Your image is made up of shadows and highlights, and when it comes to printing your images you want to remember that 255 is blown (too bright) and anything 0 is clipped (too dark). What that essentially means is that any detail and texture in either the highlights or shadows is completely gone and it appears like a solid white or black blob. It is not very attractive and depending on the size and number of prints ordered, it can be a potentially costly mistake.
There are a few ways to check if this has happened to your photo, but we will just quickly outline one of our favorites ways.
When you have opened Photoshop, you can use your eye dropper tool (command/ctrl+i) and move it all around on the image and look at the info for that specific pixel. You can see the info by going up to Window and choosing Info. Then you will be able to review your RGB data. (You can also open this window and set dropper points to manage by shift+clicking while using the eye dropper over your desired areas of focus.)
Another way is to use the Threshold adjustment option. You can find that in Photoshop by going up to Window and choosing Adjustment. Then you can find the Threshold option. This one is a really nice option as it shows you the entire image and you don't have to move your dropper all over the image. You can set the value where you want. I like to try and keep my important highlights around 245 or lower and my blacks around 10 or higher, to preserve detail and texture in my printed images. That is personal preference, and you may find that you like your blacks closer to 0. A lot of times I will have hair light that will push above 255 and I am totally fine with that. I like the contrast that it brings to an image.
Notice that when you set your value in the Threshold to check the highlights (245 to 255) it will turn your image black and in white will show you the blown areas of the photos. The opposite is for clipped photos. It will make your image white and in black show you where in your image you have clipped blacks.

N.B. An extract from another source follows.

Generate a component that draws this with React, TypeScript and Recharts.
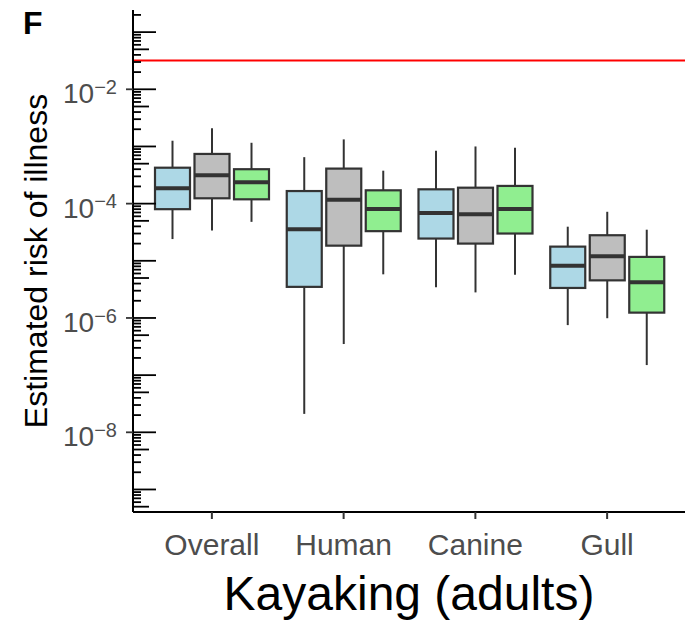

What I love about this feature is that while learning Photoshop, you can open up 2 different threshold layers and set one to 10 and one to 245 (or whatever numbers you want) turn the layers off by clicking the little eye in the layer pallet, and click the background layer and edit your image as you normally would. Then when you are done, you can turn the layers on individually and see if you clipped any blacks or blew any highlights. You can even run actions!
Another way to check your image is by using the Curves or Levels adjustment.
Open up a Curves layer and then on the white or black sliders, hold down the Option button (Alt on a PC) and click the white or black sliders (they looks like white or black arrows at the bottom of the adjustment box) and it will show you where you have clipped or blown highlights and blacks.
When you click on the black slider, it will turn your image white looking for clipped blacks and will turn it black when looking for highlights. The really great thing with this is it will show you which color channels are clipping. So in some areas you might just be losing your red channel, in others your blue (red clips first for highlights and blue for blacks), you can then target fixes for these channels, as needed.
These are just a few methods for checking for lost detail in highlights and shadows. These are some of our quickest and favorite methods.